Is this the very best we can do to shape this country into the country our children and grandchildren will inherit?
We have robbed them of the America we grew up in and are giving them merely a future Nazi country where men will determine that those they consider inferior have no place among the living.
I love to sit in the sunlight, look around me, listen to music, etc. Terri apparently liked that too. What's wrong with that - that she wasn't earning money, perhaps, which is the only thing that seems to qualify us as decent citizens in the utilitarian handbook most Americans seem to be reading from nowadays.
She might well have been able to eat and drink the "normal way," but her husband didn't allow them to feed her that way. Be that as it may, many people - babies, temporarily handicapped people, old people - cannot eat in the "normal way." Does this mean we should off them?
Wonderful post. This is exactly how I felt.
Who declared you God? How all-powerful of you, to get to choose whose life is worth living, and whose isn't.
Or is there a new pro-life belief--only for the unborn?
We can't let it drop. We have to keep emailing and letting our leaders in Washington know how we feel about it. We have to make sure they are reminded each and every day.
Regarding feeding tubes, my uncle "lived like she did" with a feeding tube for a couple of years, until he lost his life in a serious fall. Not being able to chomp down on a steak was something he regretted, but he loved life, and would never have wanted someone to deny him what life he had left.
A respirator can be an extraordinary measure after there is absolutely no brain activity. Terri had brain activity consistent with brain damage but not PVS. Food and water is not an extraordinary measure to sustain her life.
Finally, someone from GOPUSA.com, gets it right.
IF she couldn't eat and drink the normal way, why did they have armed guards and police arresting kids attempting to bring her water??? OF course she could eat and drink...Nurses that cared for her testified to that in front of the murdering judge...She was on the feeding tube for convenience...That also was testified to...
You have the facts wrong...
"each precious little baby"
Now that I have learned....
what partial birth abortion is, I want to not believe a human being could come up with it;
that babies can survive abortions and go on to live and grow into adulthood, and have, I can't believe abortion is in any way right;
that aborted babies who are born alive can sometimes be left on towels in some back room to die, I wonder how people can live with themselves.
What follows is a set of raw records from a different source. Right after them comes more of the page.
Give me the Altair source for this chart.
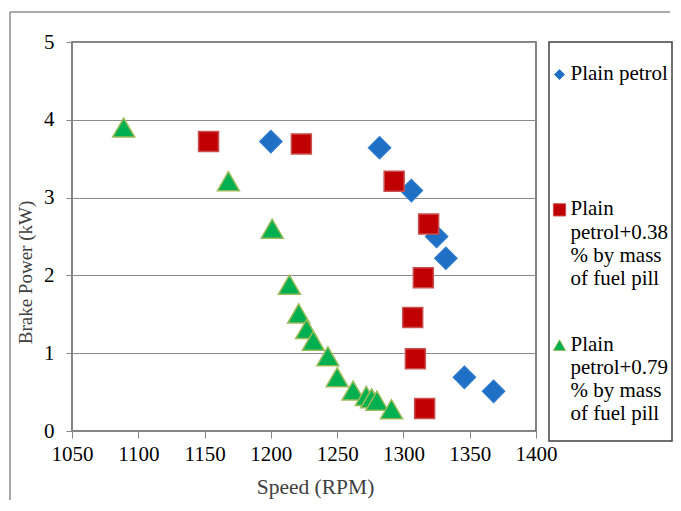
import altair as alt
import pandas as pd

series_names = [
    "Plain petrol",
    "Plain petrol+0.38 % by mass of fuel pill",
    "Plain petrol+0.79 % by mass of fuel pill",
]
legend_text = [
    "Plain petrol",
    "Plain\npetrol+0.38\n% by mass\nof fuel pill",
    "Plain\npetrol+0.79\n% by mass\nof fuel pill",
]

petrol_rpm = [1200, 1282, 1306, 1325, 1332, 1346, 1368]
petrol_kw = [3.72, 3.64, 3.09, 2.50, 2.22, 0.69, 0.51]

pill038_rpm = [1153, 1223, 1293, 1319, 1315, 1307, 1309, 1316]
pill038_kw = [3.72, 3.69, 3.21, 2.66, 1.97, 1.46, 0.93, 0.29]

pill079_rpm = [1089, 1168, 1201, 1214, 1221, 1227, 1232, 1243, 1250, 1262, 1272, 1276, 1280, 1291]
pill079_kw = [3.90, 3.21, 2.60, 1.88, 1.51, 1.31, 1.16, 0.96, 0.69, 0.52, 0.45, 0.42, 0.39, 0.28]

x_ticks = [1050, 1100, 1150, 1200, 1250, 1300, 1350, 1400]
y_ticks = [0, 1, 2, 3, 4, 5]

FONT = "Liberation Serif"
fills = ["#1F6FC5", "#C00000", "#00B050"]
strokes = ["#2A78CC", "#C9504F", "#9BBB59"]
shapes = ["diamond", "square", "triangle-up"]
sizes = [484, 400, 484]
legend_sizes = [100, 150, 150]

W, H = 464, 389

def sdf(rpm, kw, name):
    return pd.DataFrame({"rpm": rpm, "kw": kw, "series": name})

dfs = [
    sdf(petrol_rpm, petrol_kw, series_names[0]),
    sdf(pill038_rpm, pill038_kw, series_names[1]),
    sdf(pill079_rpm, pill079_kw, series_names[2]),
]

x_enc = alt.X(
    "rpm:Q",
    scale=alt.Scale(domain=[1050, 1400], nice=False, zero=False),
    axis=alt.Axis(values=x_ticks, format="d", title="Speed (RPM)", grid=False,
                  tickSize=7, labelPadding=5, titlePadding=12, labelFlush=False,
                  titleX=243, titleFontSize=21.5),
)
y_enc = alt.Y(
    "kw:Q",
    scale=alt.Scale(domain=[0, 5], nice=False),
    axis=alt.Axis(values=y_ticks, format="d", title="Brake Power (kW)", grid=True,
                  tickSize=6, labelPadding=12, titlePadding=8, labelFlush=False,
                  titleY=230, titleFontSize=19),
)

layers = []
for i, d in enumerate(dfs):
    layers.append(
        alt.Chart(d).mark_point(
            shape=shapes[i], filled=True, size=sizes[i], fill=fills[i],
            stroke=strokes[i], strokeWidth=1.5, opacity=1,
        ).encode(x=x_enc, y=y_enc)
    )

frame_df = pd.DataFrame({"a": [0]})
left_border = alt.Chart(frame_df).mark_rule(color="#8c8c8c", strokeWidth=1.5).encode(
    x=alt.value(-62), y=alt.value(-30), y2=alt.value(458)
)
top_border = alt.Chart(frame_df).mark_rule(color="#8c8c8c", strokeWidth=1.5).encode(
    x=alt.value(-62), x2=alt.value(598), y=alt.value(-30)
)

plot = alt.layer(left_border, top_border, *layers).properties(
    width=W, height=H,
    view=alt.ViewBackground(stroke="#5a5a5a", strokeWidth=1.5),
)

leg_df = pd.DataFrame({"row": [0, 1, 2], "label": legend_text, "series": series_names})
ly = alt.Y("row:Q", scale=alt.Scale(domain=[-0.241, 2.709], reverse=True, nice=False, zero=False), axis=None)

leg_layers = []
for i in range(3):
    leg_layers.append(
        alt.Chart(leg_df).transform_filter(alt.datum.row == i).mark_point(
            shape=shapes[i], filled=True, size=legend_sizes[i], fill=fills[i],
            stroke=strokes[i], strokeWidth=1, opacity=1,
        ).encode(x=alt.value(10.5), y=ly)
    )
leg_text = alt.Chart(leg_df).mark_text(
    align="left", baseline="top", lineBreak="\n", font=FONT, fontSize=21,
    lineHeight=23.3, dy=-11.5, color="#000000",
).encode(x=alt.value(21.5), y=ly, text="label:N")

legend = alt.layer(*leg_layers, leg_text).properties(
    width=123, height=399,
    view=alt.ViewBackground(stroke="#404040", strokeWidth=1.5),
)

chart = alt.hconcat(plot, legend, spacing=13, bounds="flush").properties(
    padding={"left": 0, "top": 2, "right": 0, "bottom": 0},
).configure_axis(
    labelFont=FONT, titleFont=FONT, labelFontSize=21, titleFontSize=21,
    titleFontWeight="normal", labelColor="#000000", titleColor="#404040",
    domainColor="#868686", tickColor="#868686", gridColor="#8c8c8c",
    domainWidth=1, tickWidth=1, gridWidth=1,
).configure_view(stroke=None)

chart.save("out.html", embed_options={"renderer": "svg", "actions": False})
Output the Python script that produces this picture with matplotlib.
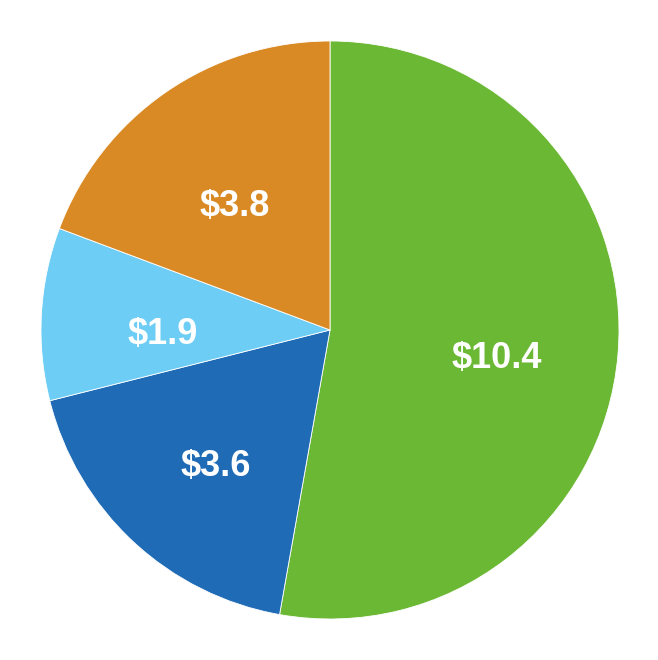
import matplotlib
matplotlib.use("Agg")
import matplotlib.pyplot as plt
from matplotlib import font_manager

values = [10.4, 3.6, 1.9, 3.8]
labels = ["$10.4", "$3.6", "$1.9", "$3.8"]
colors = ["#6BB834", "#1F6BB5", "#6DCDF4", "#D98A25"]

names = {f.name for f in font_manager.fontManager.ttflist}
fam = "Liberation Sans Narrow" if "Liberation Sans Narrow" in names else "Liberation Sans"

fig = plt.figure(figsize=(6.58, 6.60), dpi=100)
r = 289
ax = fig.add_axes([(330 - r) / 658, (330 - r) / 660, 2 * r / 658, 2 * r / 660])
wedges, texts = ax.pie(
    values,
    labels=[l.replace("$", r"\$") for l in labels],
    colors=colors,
    startangle=90,
    counterclock=False,
    labeldistance=0.58,
    radius=1.0,
    wedgeprops=dict(edgecolor="white", linewidth=0.6),
    textprops=dict(color="white", fontsize=26, fontweight="bold", family=fam,
                   ha="center", va="center"),
)
for t in texts:
    t.set_ha("center")
    t.set_va("center")
    x, y = t.get_position()
    t.set_position((x, y - 0.048))
ax.set_xlim(-1, 1)
ax.set_ylim(-1, 1)
ax.set_aspect("equal")
ax.axis("off")
fig.savefig("out.png", dpi=100)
I look around now for the elderly at stores, the little old ladies, the infirm. I don't see them much anymore. It's not safe, true, but I never thought they'd be afraid--or have reason to be afraid--of us ordinary folk. I believed we were happy they were out and about, taking in the sights and sounds. After all, how many veterans are disabled now from Iraq?
I never thought we'd do this horrible thing: kill a disabled person by starving and dehydrating her, and prohibit her parents from giving her a drop of water. I also never thought the network media would smile and gloat at something so obviously heinous, but there they were drooling like hyenas. I live here, but sure am glad my pop's not around anymore to see this thing, this thing I don't explain to my older relatives.
Not when some of us have disabled children and the government can turn around one day and say their life is not worth living.
why don't they rename this forum the terri schindler schiavo forum?
i mean, like i don't want to seem callous, i was against michael schiavo, but let's move on.
i thought michael to be mean. he could have let her parents, who loved her dearly, re-assume caretaker status.
WRONG!!!!!Terri could eat JELLO, MALTS, etc.....Terri was not ALLOWED by her killer husband to be fed PERIOD. .......and grossly on her deathbed she wasn't even allowed cold water on her lips!!! DON'T GIVE ME THIS she was not MURDERED!!!!!!!!!!!!!
I can only hope that when it comes to the death of one of my family members, I don't need your approval.